→ **SUPPLIED MATERIAL**:
##########

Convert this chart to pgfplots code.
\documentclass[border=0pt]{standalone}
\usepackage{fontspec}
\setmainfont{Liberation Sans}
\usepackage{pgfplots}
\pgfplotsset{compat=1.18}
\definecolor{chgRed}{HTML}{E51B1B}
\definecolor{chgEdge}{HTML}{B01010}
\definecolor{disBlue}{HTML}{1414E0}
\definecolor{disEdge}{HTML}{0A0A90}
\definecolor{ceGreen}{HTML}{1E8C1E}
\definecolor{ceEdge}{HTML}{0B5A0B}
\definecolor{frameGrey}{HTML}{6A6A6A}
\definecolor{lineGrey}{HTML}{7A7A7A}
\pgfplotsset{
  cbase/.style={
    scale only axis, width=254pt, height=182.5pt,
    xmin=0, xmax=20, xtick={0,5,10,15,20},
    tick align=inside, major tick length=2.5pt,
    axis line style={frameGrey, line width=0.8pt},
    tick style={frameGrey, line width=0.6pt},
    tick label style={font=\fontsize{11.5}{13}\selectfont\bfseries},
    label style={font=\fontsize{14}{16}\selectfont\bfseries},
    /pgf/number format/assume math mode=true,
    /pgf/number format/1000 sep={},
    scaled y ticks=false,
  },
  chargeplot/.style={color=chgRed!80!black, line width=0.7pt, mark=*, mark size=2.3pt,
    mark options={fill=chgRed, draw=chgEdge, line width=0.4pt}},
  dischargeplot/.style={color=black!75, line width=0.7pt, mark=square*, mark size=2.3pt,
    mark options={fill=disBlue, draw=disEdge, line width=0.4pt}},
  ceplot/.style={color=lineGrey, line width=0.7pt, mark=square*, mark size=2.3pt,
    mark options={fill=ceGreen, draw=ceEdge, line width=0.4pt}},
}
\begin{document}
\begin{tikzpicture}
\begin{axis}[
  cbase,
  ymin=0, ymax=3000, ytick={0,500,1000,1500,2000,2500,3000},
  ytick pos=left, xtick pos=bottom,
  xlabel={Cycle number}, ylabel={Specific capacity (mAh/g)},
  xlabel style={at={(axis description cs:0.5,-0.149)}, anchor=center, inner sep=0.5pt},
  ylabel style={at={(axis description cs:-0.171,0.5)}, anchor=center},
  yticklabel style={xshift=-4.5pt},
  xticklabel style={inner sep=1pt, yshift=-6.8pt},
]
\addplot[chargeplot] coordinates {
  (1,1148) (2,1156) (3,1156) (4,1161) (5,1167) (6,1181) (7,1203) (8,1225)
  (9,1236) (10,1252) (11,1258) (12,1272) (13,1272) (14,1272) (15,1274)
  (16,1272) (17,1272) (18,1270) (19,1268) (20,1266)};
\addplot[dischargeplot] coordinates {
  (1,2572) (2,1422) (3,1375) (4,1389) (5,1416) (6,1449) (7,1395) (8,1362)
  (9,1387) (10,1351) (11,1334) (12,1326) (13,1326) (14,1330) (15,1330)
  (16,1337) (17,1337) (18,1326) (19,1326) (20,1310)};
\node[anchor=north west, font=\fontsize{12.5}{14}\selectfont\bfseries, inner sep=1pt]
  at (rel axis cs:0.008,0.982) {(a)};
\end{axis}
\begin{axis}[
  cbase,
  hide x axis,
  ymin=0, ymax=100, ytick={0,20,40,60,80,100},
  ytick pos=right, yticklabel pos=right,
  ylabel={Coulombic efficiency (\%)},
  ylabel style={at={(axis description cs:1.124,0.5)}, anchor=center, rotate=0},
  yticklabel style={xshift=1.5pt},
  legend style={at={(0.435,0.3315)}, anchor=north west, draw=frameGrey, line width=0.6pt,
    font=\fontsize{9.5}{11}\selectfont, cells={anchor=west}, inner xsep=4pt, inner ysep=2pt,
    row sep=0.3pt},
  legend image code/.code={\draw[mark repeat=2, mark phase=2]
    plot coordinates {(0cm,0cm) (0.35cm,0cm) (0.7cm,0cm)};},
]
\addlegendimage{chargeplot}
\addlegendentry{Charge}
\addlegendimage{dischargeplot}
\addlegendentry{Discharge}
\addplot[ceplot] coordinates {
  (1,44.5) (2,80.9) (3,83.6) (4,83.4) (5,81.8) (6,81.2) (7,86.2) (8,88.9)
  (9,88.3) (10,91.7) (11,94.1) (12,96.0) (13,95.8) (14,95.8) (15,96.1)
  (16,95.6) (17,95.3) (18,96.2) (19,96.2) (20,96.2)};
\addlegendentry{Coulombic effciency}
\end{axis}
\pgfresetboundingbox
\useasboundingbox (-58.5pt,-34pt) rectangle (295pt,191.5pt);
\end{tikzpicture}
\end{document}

##########

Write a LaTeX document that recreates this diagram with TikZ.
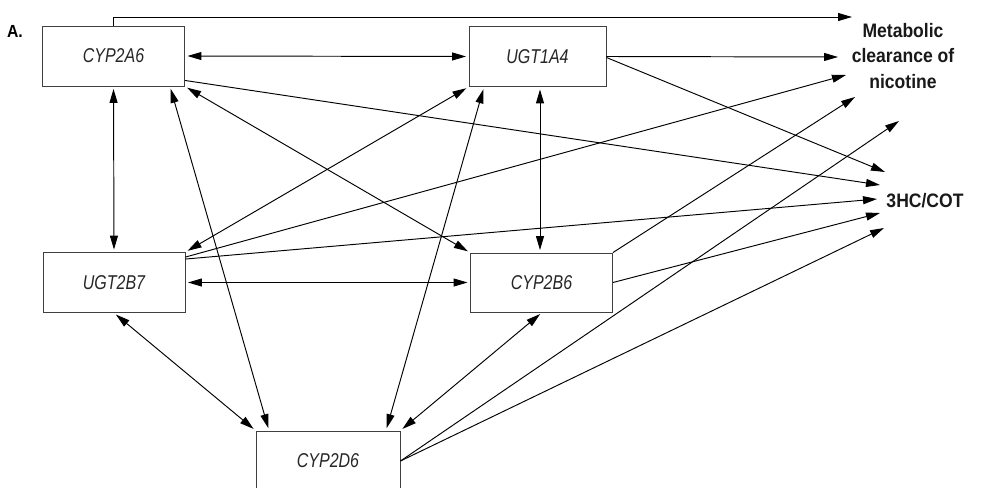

##########

Identify every line above with the string "this" in it. Copy those lines.

Convert this chart to pgfplots code.
Write a LaTeX document that recreates this diagram with TikZ.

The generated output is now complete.